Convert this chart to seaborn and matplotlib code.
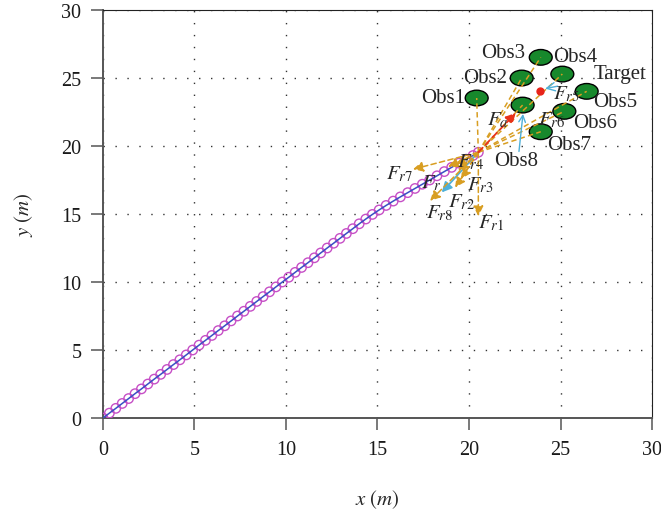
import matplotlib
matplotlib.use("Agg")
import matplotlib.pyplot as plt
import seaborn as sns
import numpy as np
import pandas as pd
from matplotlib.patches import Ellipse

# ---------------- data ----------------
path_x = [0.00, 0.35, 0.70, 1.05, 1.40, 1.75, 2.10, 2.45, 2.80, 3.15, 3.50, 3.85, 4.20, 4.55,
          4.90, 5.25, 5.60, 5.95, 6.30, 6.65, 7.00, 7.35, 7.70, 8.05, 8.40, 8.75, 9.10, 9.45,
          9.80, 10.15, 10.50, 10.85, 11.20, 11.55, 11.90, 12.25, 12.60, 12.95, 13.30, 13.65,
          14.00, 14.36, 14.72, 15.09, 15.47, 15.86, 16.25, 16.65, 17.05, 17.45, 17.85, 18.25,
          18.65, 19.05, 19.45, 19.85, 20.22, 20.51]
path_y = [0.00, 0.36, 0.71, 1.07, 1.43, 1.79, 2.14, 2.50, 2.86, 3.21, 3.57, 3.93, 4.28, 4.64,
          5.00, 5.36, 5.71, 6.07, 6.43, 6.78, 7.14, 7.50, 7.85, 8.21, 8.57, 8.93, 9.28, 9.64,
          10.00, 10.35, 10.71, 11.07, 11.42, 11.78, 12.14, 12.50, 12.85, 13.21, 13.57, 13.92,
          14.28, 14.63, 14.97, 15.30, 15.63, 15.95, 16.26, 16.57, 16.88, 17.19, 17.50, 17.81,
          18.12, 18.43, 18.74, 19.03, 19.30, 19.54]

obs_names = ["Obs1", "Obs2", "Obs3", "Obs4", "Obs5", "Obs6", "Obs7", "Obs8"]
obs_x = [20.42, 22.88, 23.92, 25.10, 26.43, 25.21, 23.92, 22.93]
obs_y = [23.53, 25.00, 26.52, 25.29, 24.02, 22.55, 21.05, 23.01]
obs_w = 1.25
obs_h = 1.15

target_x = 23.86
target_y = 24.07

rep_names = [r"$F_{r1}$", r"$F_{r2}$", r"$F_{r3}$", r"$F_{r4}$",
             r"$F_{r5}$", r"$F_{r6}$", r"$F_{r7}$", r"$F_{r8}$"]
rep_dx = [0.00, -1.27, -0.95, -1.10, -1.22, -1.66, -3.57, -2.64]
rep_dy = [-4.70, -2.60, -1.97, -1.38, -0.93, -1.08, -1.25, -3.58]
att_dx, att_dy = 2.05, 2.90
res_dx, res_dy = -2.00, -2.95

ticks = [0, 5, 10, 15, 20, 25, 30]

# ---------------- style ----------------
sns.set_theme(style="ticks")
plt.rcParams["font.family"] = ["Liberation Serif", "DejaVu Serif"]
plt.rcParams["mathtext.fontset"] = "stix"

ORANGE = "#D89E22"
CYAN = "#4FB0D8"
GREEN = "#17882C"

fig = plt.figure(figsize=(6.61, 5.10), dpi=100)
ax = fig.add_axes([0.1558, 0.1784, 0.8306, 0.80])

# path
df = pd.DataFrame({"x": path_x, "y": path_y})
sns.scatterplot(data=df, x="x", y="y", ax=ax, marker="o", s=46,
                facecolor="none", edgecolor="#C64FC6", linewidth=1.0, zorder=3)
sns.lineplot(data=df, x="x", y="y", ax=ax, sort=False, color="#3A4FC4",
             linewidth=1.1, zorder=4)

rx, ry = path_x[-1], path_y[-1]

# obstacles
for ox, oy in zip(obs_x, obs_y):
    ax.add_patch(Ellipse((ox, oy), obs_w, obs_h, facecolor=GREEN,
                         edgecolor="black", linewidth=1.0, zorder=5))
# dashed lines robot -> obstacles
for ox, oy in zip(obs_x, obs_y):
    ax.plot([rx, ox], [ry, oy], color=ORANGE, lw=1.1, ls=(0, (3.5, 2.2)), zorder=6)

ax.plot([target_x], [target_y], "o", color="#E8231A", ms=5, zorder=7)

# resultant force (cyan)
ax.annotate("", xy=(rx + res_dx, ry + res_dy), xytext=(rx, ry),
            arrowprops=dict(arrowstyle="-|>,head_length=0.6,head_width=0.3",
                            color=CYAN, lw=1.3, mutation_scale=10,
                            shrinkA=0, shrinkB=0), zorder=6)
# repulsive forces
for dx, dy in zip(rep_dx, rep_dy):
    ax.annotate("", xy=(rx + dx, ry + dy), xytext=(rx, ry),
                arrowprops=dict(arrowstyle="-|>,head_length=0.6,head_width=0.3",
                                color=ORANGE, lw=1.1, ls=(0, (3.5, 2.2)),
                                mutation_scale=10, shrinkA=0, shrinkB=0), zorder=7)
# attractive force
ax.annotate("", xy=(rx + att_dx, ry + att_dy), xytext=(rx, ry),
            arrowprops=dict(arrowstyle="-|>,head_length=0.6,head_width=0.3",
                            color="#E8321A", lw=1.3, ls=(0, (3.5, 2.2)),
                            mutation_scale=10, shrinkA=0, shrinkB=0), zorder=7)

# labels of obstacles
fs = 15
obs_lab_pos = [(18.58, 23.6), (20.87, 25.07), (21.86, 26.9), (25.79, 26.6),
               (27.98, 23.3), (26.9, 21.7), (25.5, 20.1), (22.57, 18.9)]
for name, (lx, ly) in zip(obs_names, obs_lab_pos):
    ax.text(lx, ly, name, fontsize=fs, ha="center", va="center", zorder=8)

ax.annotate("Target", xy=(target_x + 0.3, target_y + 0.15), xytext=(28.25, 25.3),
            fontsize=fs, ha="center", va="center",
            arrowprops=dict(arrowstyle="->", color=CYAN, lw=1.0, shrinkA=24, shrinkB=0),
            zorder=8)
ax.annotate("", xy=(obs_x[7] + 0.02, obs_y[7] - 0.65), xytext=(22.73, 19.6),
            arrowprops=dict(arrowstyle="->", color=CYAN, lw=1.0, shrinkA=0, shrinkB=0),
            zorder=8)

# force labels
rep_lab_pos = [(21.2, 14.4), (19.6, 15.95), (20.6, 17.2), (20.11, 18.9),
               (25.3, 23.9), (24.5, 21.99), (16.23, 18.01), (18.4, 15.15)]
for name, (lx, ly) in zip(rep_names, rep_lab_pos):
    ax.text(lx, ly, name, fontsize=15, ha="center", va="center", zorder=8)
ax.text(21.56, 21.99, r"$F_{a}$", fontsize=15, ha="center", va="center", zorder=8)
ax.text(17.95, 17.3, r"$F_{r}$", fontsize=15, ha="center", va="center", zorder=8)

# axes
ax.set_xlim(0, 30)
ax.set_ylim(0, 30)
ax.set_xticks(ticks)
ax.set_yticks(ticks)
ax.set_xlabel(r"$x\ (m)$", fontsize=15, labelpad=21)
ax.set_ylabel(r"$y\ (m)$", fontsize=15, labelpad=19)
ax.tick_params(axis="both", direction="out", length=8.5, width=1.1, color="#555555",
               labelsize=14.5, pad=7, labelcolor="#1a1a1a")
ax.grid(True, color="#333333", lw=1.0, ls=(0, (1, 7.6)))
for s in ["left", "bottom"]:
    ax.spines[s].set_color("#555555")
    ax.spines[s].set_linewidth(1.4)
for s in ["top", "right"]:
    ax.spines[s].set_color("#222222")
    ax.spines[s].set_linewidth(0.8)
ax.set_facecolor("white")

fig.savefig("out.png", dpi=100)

________________________

Output a faithful copy of the data, with each picture left out.

[SOLUTION TO THIS TASK]
Convert this chart to seaborn and matplotlib code.
import matplotlib
matplotlib.use("Agg")
import matplotlib.pyplot as plt
import seaborn as sns
import numpy as np
import pandas as pd
from matplotlib.patches import Ellipse

# ---------------- data ----------------
path_x = [0.00, 0.35, 0.70, 1.05, 1.40, 1.75, 2.10, 2.45, 2.80, 3.15, 3.50, 3.85, 4.20, 4.55,
          4.90, 5.25, 5.60, 5.95, 6.30, 6.65, 7.00, 7.35, 7.70, 8.05, 8.40, 8.75, 9.10, 9.45,
          9.80, 10.15, 10.50, 10.85, 11.20, 11.55, 11.90, 12.25, 12.60, 12.95, 13.30, 13.65,
          14.00, 14.36, 14.72, 15.09, 15.47, 15.86, 16.25, 16.65, 17.05, 17.45, 17.85, 18.25,
          18.65, 19.05, 19.45, 19.85, 20.22, 20.51]
path_y = [0.00, 0.36, 0.71, 1.07, 1.43, 1.79, 2.14, 2.50, 2.86, 3.21, 3.57, 3.93, 4.28, 4.64,
          5.00, 5.36, 5.71, 6.07, 6.43, 6.78, 7.14, 7.50, 7.85, 8.21, 8.57, 8.93, 9.28, 9.64,
          10.00, 10.35, 10.71, 11.07, 11.42, 11.78, 12.14, 12.50, 12.85, 13.21, 13.57, 13.92,
          14.28, 14.63, 14.97, 15.30, 15.63, 15.95, 16.26, 16.57, 16.88, 17.19, 17.50, 17.81,
          18.12, 18.43, 18.74, 19.03, 19.30, 19.54]

obs_names = ["Obs1", "Obs2", "Obs3", "Obs4", "Obs5", "Obs6", "Obs7", "Obs8"]
obs_x = [20.42, 22.88, 23.92, 25.10, 26.43, 25.21, 23.92, 22.93]
obs_y = [23.53, 25.00, 26.52, 25.29, 24.02, 22.55, 21.05, 23.01]
obs_w = 1.25
obs_h = 1.15

target_x = 23.86
target_y = 24.07

rep_names = [r"$F_{r1}$", r"$F_{r2}$", r"$F_{r3}$", r"$F_{r4}$",
             r"$F_{r5}$", r"$F_{r6}$", r"$F_{r7}$", r"$F_{r8}$"]
rep_dx = [0.00, -1.27, -0.95, -1.10, -1.22, -1.66, -3.57, -2.64]
rep_dy = [-4.70, -2.60, -1.97, -1.38, -0.93, -1.08, -1.25, -3.58]
att_dx, att_dy = 2.05, 2.90
res_dx, res_dy = -2.00, -2.95

ticks = [0, 5, 10, 15, 20, 25, 30]

# ---------------- style ----------------
sns.set_theme(style="ticks")
plt.rcParams["font.family"] = ["Liberation Serif", "DejaVu Serif"]
plt.rcParams["mathtext.fontset"] = "stix"

ORANGE = "#D89E22"
CYAN = "#4FB0D8"
GREEN = "#17882C"

fig = plt.figure(figsize=(6.61, 5.10), dpi=100)
ax = fig.add_axes([0.1558, 0.1784, 0.8306, 0.80])

# path
df = pd.DataFrame({"x": path_x, "y": path_y})
sns.scatterplot(data=df, x="x", y="y", ax=ax, marker="o", s=46,
                facecolor="none", edgecolor="#C64FC6", linewidth=1.0, zorder=3)
sns.lineplot(data=df, x="x", y="y", ax=ax, sort=False, color="#3A4FC4",
             linewidth=1.1, zorder=4)

rx, ry = path_x[-1], path_y[-1]

# obstacles
for ox, oy in zip(obs_x, obs_y):
    ax.add_patch(Ellipse((ox, oy), obs_w, obs_h, facecolor=GREEN,
                         edgecolor="black", linewidth=1.0, zorder=5))
# dashed lines robot -> obstacles
for ox, oy in zip(obs_x, obs_y):
    ax.plot([rx, ox], [ry, oy], color=ORANGE, lw=1.1, ls=(0, (3.5, 2.2)), zorder=6)

ax.plot([target_x], [target_y], "o", color="#E8231A", ms=5, zorder=7)

# resultant force (cyan)
ax.annotate("", xy=(rx + res_dx, ry + res_dy), xytext=(rx, ry),
            arrowprops=dict(arrowstyle="-|>,head_length=0.6,head_width=0.3",
                            color=CYAN, lw=1.3, mutation_scale=10,
                            shrinkA=0, shrinkB=0), zorder=6)
# repulsive forces
for dx, dy in zip(rep_dx, rep_dy):
    ax.annotate("", xy=(rx + dx, ry + dy), xytext=(rx, ry),
                arrowprops=dict(arrowstyle="-|>,head_length=0.6,head_width=0.3",
                                color=ORANGE, lw=1.1, ls=(0, (3.5, 2.2)),
                                mutation_scale=10, shrinkA=0, shrinkB=0), zorder=7)
# attractive force
ax.annotate("", xy=(rx + att_dx, ry + att_dy), xytext=(rx, ry),
            arrowprops=dict(arrowstyle="-|>,head_length=0.6,head_width=0.3",
                            color="#E8321A", lw=1.3, ls=(0, (3.5, 2.2)),
                            mutation_scale=10, shrinkA=0, shrinkB=0), zorder=7)

# labels of obstacles
fs = 15
obs_lab_pos = [(18.58, 23.6), (20.87, 25.07), (21.86, 26.9), (25.79, 26.6),
               (27.98, 23.3), (26.9, 21.7), (25.5, 20.1), (22.57, 18.9)]
for name, (lx, ly) in zip(obs_names, obs_lab_pos):
    ax.text(lx, ly, name, fontsize=fs, ha="center", va="center", zorder=8)

ax.annotate("Target", xy=(target_x + 0.3, target_y + 0.15), xytext=(28.25, 25.3),
            fontsize=fs, ha="center", va="center",
            arrowprops=dict(arrowstyle="->", color=CYAN, lw=1.0, shrinkA=24, shrinkB=0),
            zorder=8)
ax.annotate("", xy=(obs_x[7] + 0.02, obs_y[7] - 0.65), xytext=(22.73, 19.6),
            arrowprops=dict(arrowstyle="->", color=CYAN, lw=1.0, shrinkA=0, shrinkB=0),
            zorder=8)

# force labels
rep_lab_pos = [(21.2, 14.4), (19.6, 15.95), (20.6, 17.2), (20.11, 18.9),
               (25.3, 23.9), (24.5, 21.99), (16.23, 18.01), (18.4, 15.15)]
for name, (lx, ly) in zip(rep_names, rep_lab_pos):
    ax.text(lx, ly, name, fontsize=15, ha="center", va="center", zorder=8)
ax.text(21.56, 21.99, r"$F_{a}$", fontsize=15, ha="center", va="center", zorder=8)
ax.text(17.95, 17.3, r"$F_{r}$", fontsize=15, ha="center", va="center", zorder=8)

# axes
ax.set_xlim(0, 30)
ax.set_ylim(0, 30)
ax.set_xticks(ticks)
ax.set_yticks(ticks)
ax.set_xlabel(r"$x\ (m)$", fontsize=15, labelpad=21)
ax.set_ylabel(r"$y\ (m)$", fontsize=15, labelpad=19)
ax.tick_params(axis="both", direction="out", length=8.5, width=1.1, color="#555555",
               labelsize=14.5, pad=7, labelcolor="#1a1a1a")
ax.grid(True, color="#333333", lw=1.0, ls=(0, (1, 7.6)))
for s in ["left", "bottom"]:
    ax.spines[s].set_color("#555555")
    ax.spines[s].set_linewidth(1.4)
for s in ["top", "right"]:
    ax.spines[s].set_color("#222222")
    ax.spines[s].set_linewidth(0.8)
ax.set_facecolor("white")

fig.savefig("out.png", dpi=100)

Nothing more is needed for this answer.